Tap to reveal reality
Reality:Some operations behave differently due to data types or missing values, so results may change if not careful.
Why it matters:Blindly replacing loops can cause bugs or wrong analysis results.
Expert Zone
1
Vectorized operations sometimes create temporary arrays that increase memory use, so monitoring memory is important in large datasets.
2
Certain pandas methods are vectorized but have hidden overhead; knowing which are truly vectorized helps optimize performance.
3
Combining vectorized operations with lazy evaluation libraries can further speed up workflows, a technique many miss.
When NOT to use
Vectorized operations are not ideal when you need complex logic that depends on previous results or when working with very small datasets where overhead outweighs benefits.
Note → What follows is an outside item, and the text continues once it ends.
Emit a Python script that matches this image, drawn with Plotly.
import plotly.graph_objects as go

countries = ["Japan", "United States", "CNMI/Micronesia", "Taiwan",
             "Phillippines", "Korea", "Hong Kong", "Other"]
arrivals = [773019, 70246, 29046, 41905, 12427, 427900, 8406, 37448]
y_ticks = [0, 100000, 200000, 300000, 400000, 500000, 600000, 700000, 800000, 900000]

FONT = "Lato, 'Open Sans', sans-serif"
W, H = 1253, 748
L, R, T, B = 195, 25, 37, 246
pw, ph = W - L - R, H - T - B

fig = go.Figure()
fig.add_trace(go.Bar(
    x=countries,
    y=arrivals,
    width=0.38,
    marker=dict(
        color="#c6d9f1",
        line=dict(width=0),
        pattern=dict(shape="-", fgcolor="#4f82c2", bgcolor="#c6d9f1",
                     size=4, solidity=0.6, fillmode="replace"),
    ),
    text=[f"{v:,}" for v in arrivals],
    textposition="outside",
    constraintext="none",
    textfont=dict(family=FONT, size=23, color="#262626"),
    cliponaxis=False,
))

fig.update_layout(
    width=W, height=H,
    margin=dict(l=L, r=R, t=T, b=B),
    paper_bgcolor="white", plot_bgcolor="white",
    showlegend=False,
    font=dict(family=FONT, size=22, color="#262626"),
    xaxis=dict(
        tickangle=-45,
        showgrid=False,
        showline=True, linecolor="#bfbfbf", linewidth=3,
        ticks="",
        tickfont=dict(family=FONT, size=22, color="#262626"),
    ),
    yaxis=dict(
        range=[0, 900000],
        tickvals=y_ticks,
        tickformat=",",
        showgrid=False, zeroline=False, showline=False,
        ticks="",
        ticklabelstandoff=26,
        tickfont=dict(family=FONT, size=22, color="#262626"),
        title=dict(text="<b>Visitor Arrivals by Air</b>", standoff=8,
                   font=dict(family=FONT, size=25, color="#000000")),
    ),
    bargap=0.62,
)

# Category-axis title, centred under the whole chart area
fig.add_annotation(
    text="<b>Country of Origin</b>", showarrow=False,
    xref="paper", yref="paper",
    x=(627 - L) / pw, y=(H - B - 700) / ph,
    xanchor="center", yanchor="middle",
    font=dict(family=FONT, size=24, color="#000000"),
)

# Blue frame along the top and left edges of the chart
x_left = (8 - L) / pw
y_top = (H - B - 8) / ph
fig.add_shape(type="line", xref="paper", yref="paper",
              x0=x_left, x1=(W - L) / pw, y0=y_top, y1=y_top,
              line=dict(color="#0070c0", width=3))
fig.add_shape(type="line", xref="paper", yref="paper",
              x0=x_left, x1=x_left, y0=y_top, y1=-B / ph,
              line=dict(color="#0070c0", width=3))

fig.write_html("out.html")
In such cases, explicit loops or apply functions might be better.
Production Patterns
In real-world data pipelines, vectorized operations are used to preprocess millions of rows quickly, often combined with chunking data and parallel processing to handle memory limits and speed requirements.
Connections
SIMD (Single Instruction Multiple Data)
Vectorized operations in pandas use CPU SIMD instructions to process multiple data points in parallel.
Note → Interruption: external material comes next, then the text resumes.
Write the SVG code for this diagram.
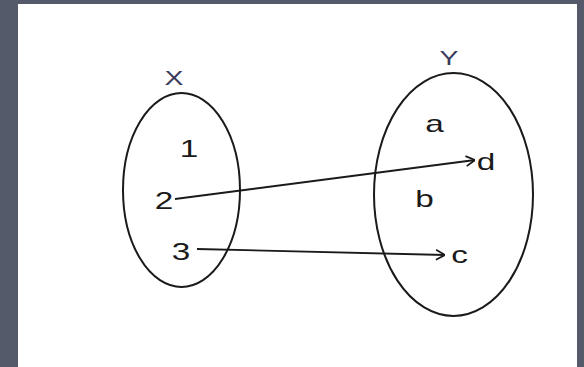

Understanding SIMD from computer architecture explains why vectorized code runs much faster than loops.
Functional Programming
Vectorized operations resemble applying a function to a whole collection at once, similar to map functions in functional programming.
Knowing functional programming concepts helps grasp how vectorized operations apply transformations cleanly and efficiently.
Assembly Language Optimization
Vectorized operations rely on low-level CPU instructions optimized in assembly language for speed.
Recognizing this connection shows how high-level pandas commands translate into powerful machine-level operations.
Common Pitfalls
#1Using loops instead of vectorized operations on large data.
Wrong approach:for i in range(len(df)): df.loc[i, 'col'] = df.loc[i, 'col'] + 10
Correct approach:df['col'] = df['col'] + 10
Root cause:Not knowing pandas supports whole-column math leads to slow, inefficient code.
#2Assuming vectorized operations always save memory.
Wrong approach:df['new'] = df['col'] * 2 # without considering memory use on huge data
Correct approach:# Process data in chunks or use in-place operations to manage memory
Root cause:Overlooking that vectorized operations can create temporary copies causing high memory use.
#3Mixing incompatible data types in vectorized operations causing errors.
Wrong approach:df['col'] + 'text' # adding string to numbers directly
Correct approach:df['col'].astype(str) + 'text' # convert numbers to strings first
Root cause:Not handling data types properly before vectorized operations leads to runtime errors.
Key Takeaways
Vectorized operations let you perform calculations on entire data columns at once, making your code faster and cleaner.
They work by using optimized compiled code and CPU instructions, avoiding slow Python loops.
While vectorization speeds up processing, it can sometimes use more memory temporarily, so be mindful with large data.
Not all operations are safely vectorized; understanding data types and operation behavior is crucial to avoid bugs.
Mastering vectorized operations is essential for efficient, professional data science work with pandas.